Aim of the exercise: Pictures stay out of this copy, which runs from the first line of the material through the line containing "legend=False, ax=ax, zorder=3)".

◇ ◇ ◇ ◇ ◇

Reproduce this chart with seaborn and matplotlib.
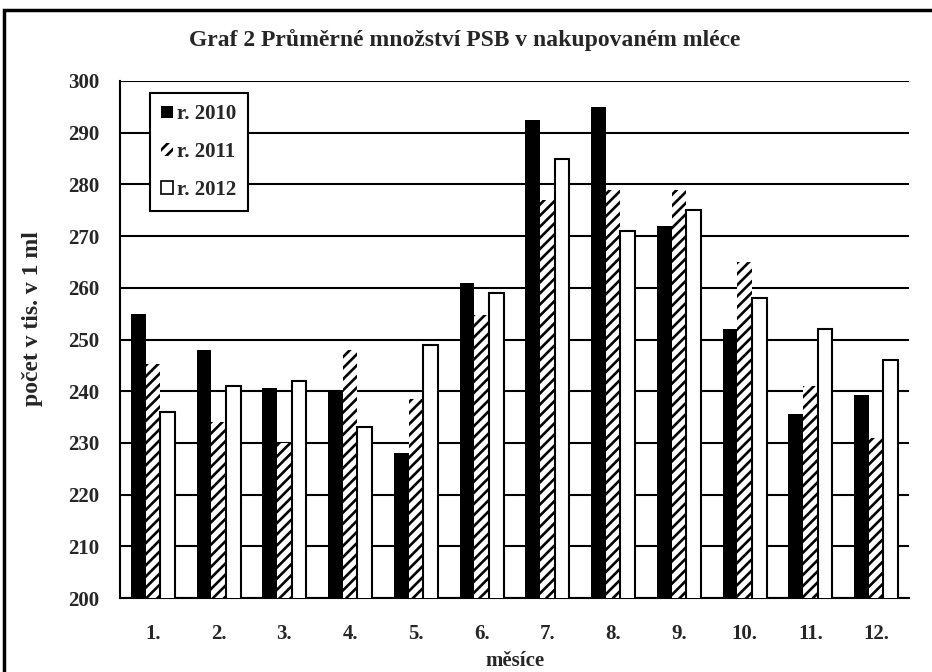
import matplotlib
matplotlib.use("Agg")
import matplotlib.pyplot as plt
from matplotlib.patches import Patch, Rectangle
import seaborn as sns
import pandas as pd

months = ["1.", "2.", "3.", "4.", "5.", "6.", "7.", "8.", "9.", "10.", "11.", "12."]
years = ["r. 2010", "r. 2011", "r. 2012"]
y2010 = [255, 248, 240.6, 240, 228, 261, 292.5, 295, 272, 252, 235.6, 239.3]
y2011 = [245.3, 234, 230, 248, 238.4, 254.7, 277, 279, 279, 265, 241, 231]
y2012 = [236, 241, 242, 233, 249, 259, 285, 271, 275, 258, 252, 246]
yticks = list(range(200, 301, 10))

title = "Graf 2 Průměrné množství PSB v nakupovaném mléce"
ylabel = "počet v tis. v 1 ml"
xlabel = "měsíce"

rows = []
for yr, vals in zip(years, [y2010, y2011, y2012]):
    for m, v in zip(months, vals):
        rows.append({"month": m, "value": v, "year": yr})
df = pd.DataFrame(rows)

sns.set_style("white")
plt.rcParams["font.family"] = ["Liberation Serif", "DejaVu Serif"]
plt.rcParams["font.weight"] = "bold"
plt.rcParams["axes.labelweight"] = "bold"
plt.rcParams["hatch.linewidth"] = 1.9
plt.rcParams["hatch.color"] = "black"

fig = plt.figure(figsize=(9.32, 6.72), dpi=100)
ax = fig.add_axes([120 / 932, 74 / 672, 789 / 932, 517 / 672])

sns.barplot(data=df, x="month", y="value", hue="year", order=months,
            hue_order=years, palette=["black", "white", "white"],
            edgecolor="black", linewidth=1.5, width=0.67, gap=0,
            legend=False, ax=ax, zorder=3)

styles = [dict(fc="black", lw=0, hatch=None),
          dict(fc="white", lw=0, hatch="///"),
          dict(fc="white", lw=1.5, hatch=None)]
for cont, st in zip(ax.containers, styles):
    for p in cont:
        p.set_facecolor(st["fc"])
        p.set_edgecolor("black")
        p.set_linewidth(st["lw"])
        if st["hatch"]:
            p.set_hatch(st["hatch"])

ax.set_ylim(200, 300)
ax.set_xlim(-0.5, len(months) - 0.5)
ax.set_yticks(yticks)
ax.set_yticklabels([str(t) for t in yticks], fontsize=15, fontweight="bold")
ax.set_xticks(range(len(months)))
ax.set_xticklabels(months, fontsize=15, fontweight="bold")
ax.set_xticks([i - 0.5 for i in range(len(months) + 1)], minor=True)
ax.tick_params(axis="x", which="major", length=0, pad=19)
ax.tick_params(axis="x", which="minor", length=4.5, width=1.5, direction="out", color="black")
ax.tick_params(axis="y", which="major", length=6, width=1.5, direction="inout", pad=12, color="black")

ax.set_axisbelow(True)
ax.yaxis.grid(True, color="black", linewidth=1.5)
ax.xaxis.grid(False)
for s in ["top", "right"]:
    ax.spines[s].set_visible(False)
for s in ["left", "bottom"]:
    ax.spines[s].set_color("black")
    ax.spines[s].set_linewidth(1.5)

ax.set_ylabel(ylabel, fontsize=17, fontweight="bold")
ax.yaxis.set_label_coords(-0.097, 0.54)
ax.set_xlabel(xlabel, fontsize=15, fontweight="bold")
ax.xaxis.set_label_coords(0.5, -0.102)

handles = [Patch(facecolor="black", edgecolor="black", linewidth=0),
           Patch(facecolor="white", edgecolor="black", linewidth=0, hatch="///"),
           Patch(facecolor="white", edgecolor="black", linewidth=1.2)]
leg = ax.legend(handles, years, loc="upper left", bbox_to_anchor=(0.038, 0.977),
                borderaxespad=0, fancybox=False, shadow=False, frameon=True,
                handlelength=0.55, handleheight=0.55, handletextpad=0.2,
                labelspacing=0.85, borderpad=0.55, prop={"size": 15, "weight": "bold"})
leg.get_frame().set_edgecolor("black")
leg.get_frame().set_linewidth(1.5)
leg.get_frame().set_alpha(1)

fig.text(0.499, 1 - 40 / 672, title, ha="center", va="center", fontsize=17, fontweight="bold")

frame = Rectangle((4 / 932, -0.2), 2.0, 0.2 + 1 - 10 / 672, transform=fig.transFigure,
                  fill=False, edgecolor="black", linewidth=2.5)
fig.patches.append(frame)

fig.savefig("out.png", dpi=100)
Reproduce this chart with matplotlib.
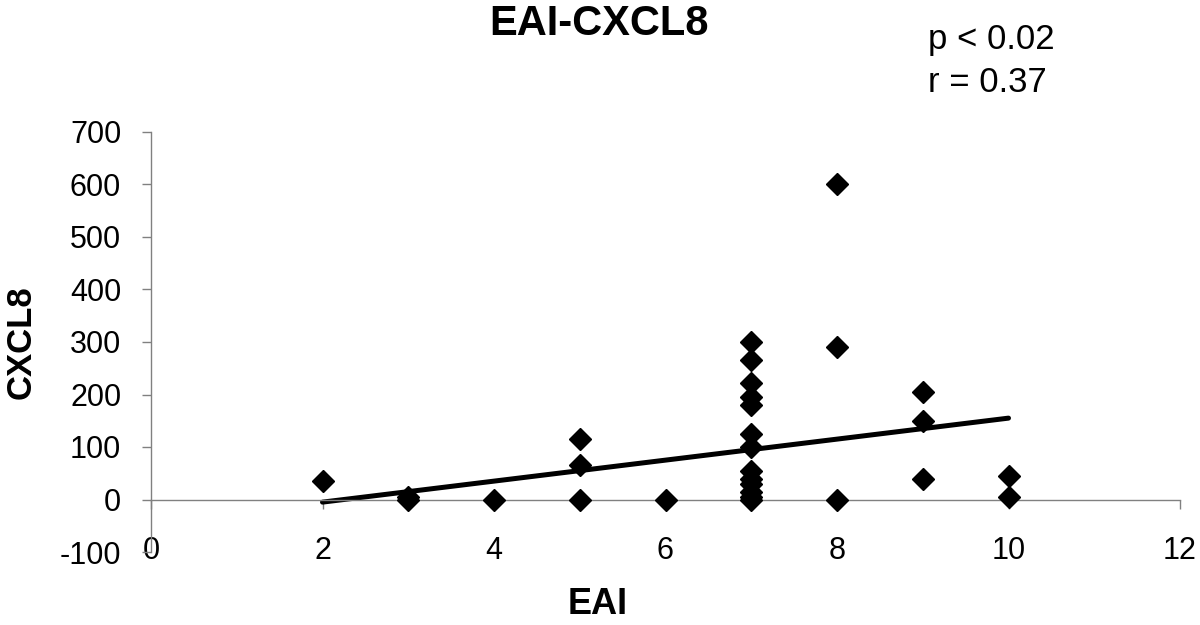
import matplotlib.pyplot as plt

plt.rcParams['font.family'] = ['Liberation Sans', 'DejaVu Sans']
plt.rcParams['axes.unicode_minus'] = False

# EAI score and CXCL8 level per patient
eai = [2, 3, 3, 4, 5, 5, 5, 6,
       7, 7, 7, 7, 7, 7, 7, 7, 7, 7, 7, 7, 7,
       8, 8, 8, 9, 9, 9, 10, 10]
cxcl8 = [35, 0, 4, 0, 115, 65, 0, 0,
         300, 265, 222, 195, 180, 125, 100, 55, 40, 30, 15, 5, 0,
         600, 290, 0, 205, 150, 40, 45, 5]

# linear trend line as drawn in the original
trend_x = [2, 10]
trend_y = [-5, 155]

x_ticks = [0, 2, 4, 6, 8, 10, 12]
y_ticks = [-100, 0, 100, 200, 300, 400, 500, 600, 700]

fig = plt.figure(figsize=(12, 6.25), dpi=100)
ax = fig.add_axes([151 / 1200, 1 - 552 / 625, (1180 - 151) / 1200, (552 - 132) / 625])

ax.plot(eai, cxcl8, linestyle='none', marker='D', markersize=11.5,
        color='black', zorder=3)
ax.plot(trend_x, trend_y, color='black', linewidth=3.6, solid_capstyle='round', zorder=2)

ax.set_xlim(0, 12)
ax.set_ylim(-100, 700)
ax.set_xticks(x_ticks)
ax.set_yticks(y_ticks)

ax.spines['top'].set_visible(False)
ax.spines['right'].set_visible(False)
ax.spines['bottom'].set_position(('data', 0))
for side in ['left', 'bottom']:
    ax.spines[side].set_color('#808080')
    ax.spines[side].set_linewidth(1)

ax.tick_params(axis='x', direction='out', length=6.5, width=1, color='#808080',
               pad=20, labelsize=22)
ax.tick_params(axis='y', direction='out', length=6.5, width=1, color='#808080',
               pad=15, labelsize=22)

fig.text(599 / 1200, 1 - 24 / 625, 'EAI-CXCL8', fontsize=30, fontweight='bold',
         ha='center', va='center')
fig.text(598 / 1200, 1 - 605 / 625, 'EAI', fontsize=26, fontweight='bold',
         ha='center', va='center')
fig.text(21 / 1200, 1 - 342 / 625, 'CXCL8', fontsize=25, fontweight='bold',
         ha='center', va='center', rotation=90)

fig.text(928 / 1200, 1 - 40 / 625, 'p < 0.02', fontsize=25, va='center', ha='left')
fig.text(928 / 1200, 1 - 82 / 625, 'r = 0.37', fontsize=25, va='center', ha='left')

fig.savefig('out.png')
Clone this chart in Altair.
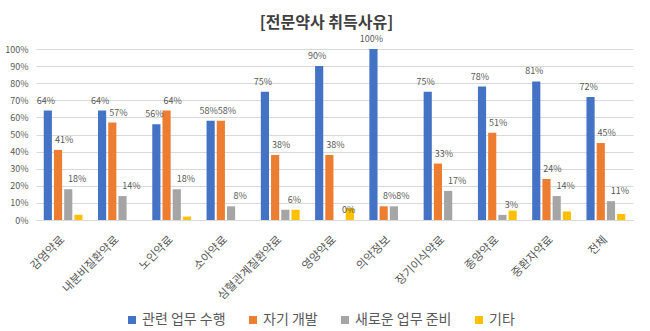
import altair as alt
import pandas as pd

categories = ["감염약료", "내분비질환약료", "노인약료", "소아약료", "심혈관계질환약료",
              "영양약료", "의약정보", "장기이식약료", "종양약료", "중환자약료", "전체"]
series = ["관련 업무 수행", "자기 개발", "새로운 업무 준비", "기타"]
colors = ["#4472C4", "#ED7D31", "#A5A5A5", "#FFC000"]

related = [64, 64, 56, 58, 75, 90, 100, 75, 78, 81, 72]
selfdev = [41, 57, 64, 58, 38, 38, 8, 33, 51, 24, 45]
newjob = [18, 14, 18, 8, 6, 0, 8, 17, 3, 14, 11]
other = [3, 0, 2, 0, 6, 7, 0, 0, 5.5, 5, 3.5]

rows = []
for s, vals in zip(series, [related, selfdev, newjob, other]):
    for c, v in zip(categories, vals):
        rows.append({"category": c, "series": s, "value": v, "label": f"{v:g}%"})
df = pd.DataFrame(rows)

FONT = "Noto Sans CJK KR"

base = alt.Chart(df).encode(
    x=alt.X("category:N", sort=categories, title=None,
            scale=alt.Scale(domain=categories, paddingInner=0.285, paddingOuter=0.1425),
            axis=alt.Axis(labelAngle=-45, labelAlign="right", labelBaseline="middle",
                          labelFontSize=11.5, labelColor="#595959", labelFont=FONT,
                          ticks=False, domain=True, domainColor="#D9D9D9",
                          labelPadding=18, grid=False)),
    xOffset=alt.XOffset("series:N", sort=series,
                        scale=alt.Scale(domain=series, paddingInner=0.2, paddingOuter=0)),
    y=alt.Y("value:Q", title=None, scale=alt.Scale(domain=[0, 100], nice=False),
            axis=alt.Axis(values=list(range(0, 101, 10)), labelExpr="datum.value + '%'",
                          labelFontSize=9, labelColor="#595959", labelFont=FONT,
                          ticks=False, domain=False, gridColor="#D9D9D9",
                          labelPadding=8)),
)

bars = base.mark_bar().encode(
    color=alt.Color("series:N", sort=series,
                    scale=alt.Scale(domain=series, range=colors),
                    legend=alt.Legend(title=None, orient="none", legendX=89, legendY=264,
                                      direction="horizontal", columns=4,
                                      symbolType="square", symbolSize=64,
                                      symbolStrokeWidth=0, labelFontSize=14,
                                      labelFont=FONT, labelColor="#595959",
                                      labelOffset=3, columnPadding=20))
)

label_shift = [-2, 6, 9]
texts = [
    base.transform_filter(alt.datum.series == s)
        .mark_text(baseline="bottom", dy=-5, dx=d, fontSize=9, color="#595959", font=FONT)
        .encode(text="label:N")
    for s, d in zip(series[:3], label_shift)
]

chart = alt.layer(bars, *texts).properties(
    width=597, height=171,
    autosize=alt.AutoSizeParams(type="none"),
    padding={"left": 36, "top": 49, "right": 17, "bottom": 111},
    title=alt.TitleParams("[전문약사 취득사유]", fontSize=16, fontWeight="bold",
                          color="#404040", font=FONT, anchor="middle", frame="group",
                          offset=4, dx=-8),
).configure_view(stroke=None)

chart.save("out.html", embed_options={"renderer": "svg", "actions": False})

◇ ◇ ◇ ◇ ◇

Result of the task:
Reproduce this chart with seaborn and matplotlib.
import matplotlib
matplotlib.use("Agg")
import matplotlib.pyplot as plt
from matplotlib.patches import Patch, Rectangle
import seaborn as sns
import pandas as pd

months = ["1.", "2.", "3.", "4.", "5.", "6.", "7.", "8.", "9.", "10.", "11.", "12."]
years = ["r. 2010", "r. 2011", "r. 2012"]
y2010 = [255, 248, 240.6, 240, 228, 261, 292.5, 295, 272, 252, 235.6, 239.3]
y2011 = [245.3, 234, 230, 248, 238.4, 254.7, 277, 279, 279, 265, 241, 231]
y2012 = [236, 241, 242, 233, 249, 259, 285, 271, 275, 258, 252, 246]
yticks = list(range(200, 301, 10))

title = "Graf 2 Průměrné množství PSB v nakupovaném mléce"
ylabel = "počet v tis. v 1 ml"
xlabel = "měsíce"

rows = []
for yr, vals in zip(years, [y2010, y2011, y2012]):
    for m, v in zip(months, vals):
        rows.append({"month": m, "value": v, "year": yr})
df = pd.DataFrame(rows)

sns.set_style("white")
plt.rcParams["font.family"] = ["Liberation Serif", "DejaVu Serif"]
plt.rcParams["font.weight"] = "bold"
plt.rcParams["axes.labelweight"] = "bold"
plt.rcParams["hatch.linewidth"] = 1.9
plt.rcParams["hatch.color"] = "black"

fig = plt.figure(figsize=(9.32, 6.72), dpi=100)
ax = fig.add_axes([120 / 932, 74 / 672, 789 / 932, 517 / 672])

sns.barplot(data=df, x="month", y="value", hue="year", order=months,
            hue_order=years, palette=["black", "white", "white"],
            edgecolor="black", linewidth=1.5, width=0.67, gap=0,
            legend=False, ax=ax, zorder=3)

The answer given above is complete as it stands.